Абу-л Футух не ответил. Пока оставалась хотя бы искра надежды увидеть свою обожаемую семью и детей, он был готов стерпеть любые унижения. Но теперь, осознав, что не сможет переубедить или хотя бы смягчить этого безжалостного и коварного тирана, он вернул свою гордость, смелость и энергию. Опустив глаза, с презрительной улыбкой на устах, он хранил горделивое молчание. Это достойное спокойствие переполнило чашу терпения Бадиса. Кипя от ярости, он вскочил, выхватил меч и вонзил его в сердце пленника. Абу-л Футух получил роковой удар, не дрогнув. Его отвага восхитила даже самого тирана. Обернувшись к одному из своих слуг, Бадис приказал обезглавить тело и насадить голову на копье, а тело похоронить рядом с телом Ибн-Аббаса. Король пожелал, чтобы два его врага лежали рядом до самого Судного дня. После этого Бадис обратил свой взор на бербера и велел ему подойти поближе.

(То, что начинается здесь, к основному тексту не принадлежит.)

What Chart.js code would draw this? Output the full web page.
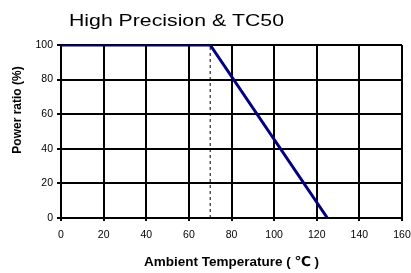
<!DOCTYPE html>
<html>
<head>
<meta charset="utf-8">
<script src="https://cdn.jsdelivr.net/npm/chart.js@4.4.1/dist/chart.umd.min.js"></script>
<style>
  html, body { margin: 0; padding: 0; background: #fff; overflow: hidden; }
  #wrap { position: relative; width: 411px; height: 273px; }
  #wrap canvas { display: block; }
</style>
</head>
<body>
<div id="wrap"><canvas id="derating"></canvas></div>
<script>
// ================== Data ==================
const chartTitle = 'High Precision & TC50';
const xTitle = 'Ambient Temperature ( ℃ )';
const yTitle = 'Power ratio (%)';

// derating curve: temperature (°C) -> power ratio (%)
const curveTemp = [0, 70, 125];
const curvePower = [100, 100, 0];

// dashed marker at the knee point
const kneeTemp = [70, 70];
const kneePower = [0, 100];

const xTicks = [0, 20, 40, 60, 80, 100, 120, 140, 160];
const yTicks = [0, 20, 40, 60, 80, 100];

const toPoints = (xs, ys) => xs.map((x, i) => ({ x, y: ys[i] }));

// ================== Titles drawn on canvas ==================
const titlesPlugin = {
  id: 'titles',
  afterDraw(chart) {
    const ctx = chart.ctx;
    ctx.save();
    ctx.fillStyle = '#000';
    ctx.textBaseline = 'alphabetic';
    ctx.textAlign = 'left';

    // chart title is drawn a bit wider than the plain font
    ctx.save();
    ctx.font = '17px "Liberation Sans", Arial, sans-serif';
    ctx.translate(69, 26);
    ctx.scale(1.25, 1);
    ctx.fillText(chartTitle, 0, 0);
    ctx.restore();

    ctx.font = 'bold 13.5px "Liberation Sans", Arial, "DejaVu Sans", sans-serif';
    ctx.fillText(xTitle, 144, 266);

    ctx.font = 'bold 12px "Liberation Sans", Arial, sans-serif';
    ctx.translate(21, 110);
    ctx.rotate(-Math.PI / 2);
    ctx.textAlign = 'center';
    ctx.fillText(yTitle, 0, 0);
    ctx.restore();
  }
};

// ================== Chart ==================
new Chart(document.getElementById('derating'), {
  type: 'line',
  data: {
    datasets: [
      {
        label: 'Derating',
        data: toPoints(curveTemp, curvePower),
        borderColor: '#000080',
        borderWidth: 3,
        pointRadius: 0,
        tension: 0,
        order: 1
      },
      {
        label: 'Knee',
        data: toPoints(kneeTemp, kneePower),
        borderColor: '#000',
        borderWidth: 1,
        borderDash: [3, 3],
        pointRadius: 0,
        order: 2
      }
    ]
  },
  options: {
    responsive: true,
    maintainAspectRatio: false,
    animation: false,
    layout: { padding: { top: 45, right: 9, bottom: 0, left: 0 } },
    plugins: {
      legend: { display: false },
      tooltip: { enabled: false },
      title: { display: false }
    },
    scales: {
      x: {
        type: 'linear',
        min: 0,
        max: 160,
        afterBuildTicks: scale => { scale.ticks = xTicks.map(v => ({ value: v })); },
        afterFit: scale => {
          scale.height = 55;
          // let the last label hang over the right edge like the original
          scale.paddingLeft = 0;
          scale.paddingRight = 0;
        },
        grid: { color: '#000', lineWidth: 2, tickLength: 3 },
        border: { color: '#000', width: 2 },
        ticks: {
          color: '#000',
          padding: 8,
          maxRotation: 0,
          font: { family: '"Liberation Sans", Arial, sans-serif', size: 10.5 }
        }
      },
      y: {
        min: 0,
        max: 100,
        afterBuildTicks: scale => { scale.ticks = yTicks.map(v => ({ value: v })); },
        afterFit: scale => { scale.width = 61; },
        grid: { color: '#000', lineWidth: 2, tickLength: 4 },
        border: { color: '#000', width: 2 },
        ticks: {
          color: '#000',
          padding: 4,
          font: { family: '"Liberation Sans", Arial, sans-serif', size: 10.5 }
        }
      }
    }
  },
  plugins: [titlesPlugin]
});
</script>
</body>
</html>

Тот был охвачен невыразимым страхом. От ужаса он дрожал всем телом. Упав на колени, он попытался оправдаться и умолить принца пощадить его жизнь.
– Презренный негодяй! – воскликнул Бадис. – Неужели ты совсем лишен стыда? Ученый человек, который лежит здесь – в нем страх был бы простителен, – принял смерть, как герой. Ты сам это видел. А ты, солдат-ветеран, считающий себя храбрым человеком, проявляешь такую трусость? Этого нельзя простить!
В следующее мгновение голова бербера упала с плеч. Это было 20 октября 1039 года. Абу-л Футух был похоронен рядом с Ибн-Аббасом. Интеллектуальная и литературная элита гранадского общества не могла не испытывать чувства потери. Проходя мимо того места, где покоятся его останки, араб, обреченный молча терпеть чужеземное варварское иго, нередко шептал: «О, какими несравненными учеными были те, чьи кости лежат здесь. Бог бессмертен! Да славится во веки веков его имя!»
Глава 4
Малага
Кровожадный тиран Малаги приобретал все большее внимание в своей партии. Это правда, что он до сих пор формально признавал главенство Хаммудитов Малаги – слабых принцев, зависимых от своих хаджибов, но склонным к устранению соперников с помощью яда или кинжала. Даже не думая контролировать своих могущественных вассалов, они довольствовались тем, что выставляли напоказ свое мирное правление над Малагой, Танжером и Сеутой.
Существовала большая разница между дворами Гранады и Малаги. В первом не было никого, кроме берберов или людей, которые, как еврей Самуэль, действовали в интересах берберов. Результатом была достойная подражания сплоченность. При дворе Малаги, с другой стороны, были только славяне, и, рано или поздно, зависть, соперничество и ненависть, которые в немалой степени способствовали падению Омейядов, не могли не проявиться и здесь.
Халиф Идрис I, который был тяжело болен, когда посылал войска против севильцев, умер через два дня после получения головы Исмаила, убитого при Эсихе. Началась борьба между бербером Ибн-Баканна и славянским хаджибом по имени Наха. Первый хотел возложить корону на голову Яхьи, старшего сына Идриса, считая, что при этом вся власть перейдет в его руки. Славянин был против. Как хаджиб африканских провинций, он объявил халифом Хасана ибн Яхья и начал готовиться к переправе через пролив. Бербер, не слишком храбрый и решительный, был устрашен угрожающим поведением Наха. Не в силах решить, что делать – сопротивляться или сдаться, он не принял необходимых мер предосторожности и однажды увидел африканский флот, стоящий на якорях на рейде Малаги. Он поспешно бежал в Комарес вместе со своим кандидатом. Хасан, хозяин столицы, заверил, что он будет прощен, если вернется. Бербер поверил ему и поплатился за свою неуместную доверчивость жизнью. Пророческий сон еврея Самуэля стал явью. Немного позже противник Хасана тоже был умерщвлен. Наха был, вероятно, как утверждают многие историки, единственным подстрекателем этого преступления. Но Хасан заплатил за него. Он был отравлен своей женой, сестрой несчастного Яхьи.
Нахе пришло в голову, что он уже достаточно давно играет роль хаджиба. Поэтому, умертвив сына Хасана – маленького мальчика – и бросив в тюрьму его брата Идриса, он дерзко предложил себя берберам в качестве суверена и постарался умаслить их блестящими обещаниями. Придя в глубочайшее негодование от столь невероятной наглости и кощунственного честолюбия – они всегда испытывали почти суеверное почтение к потомкам пророка, – берберы решили ждать более благоприятной возможности покарать его и потому поклялись ему в верности.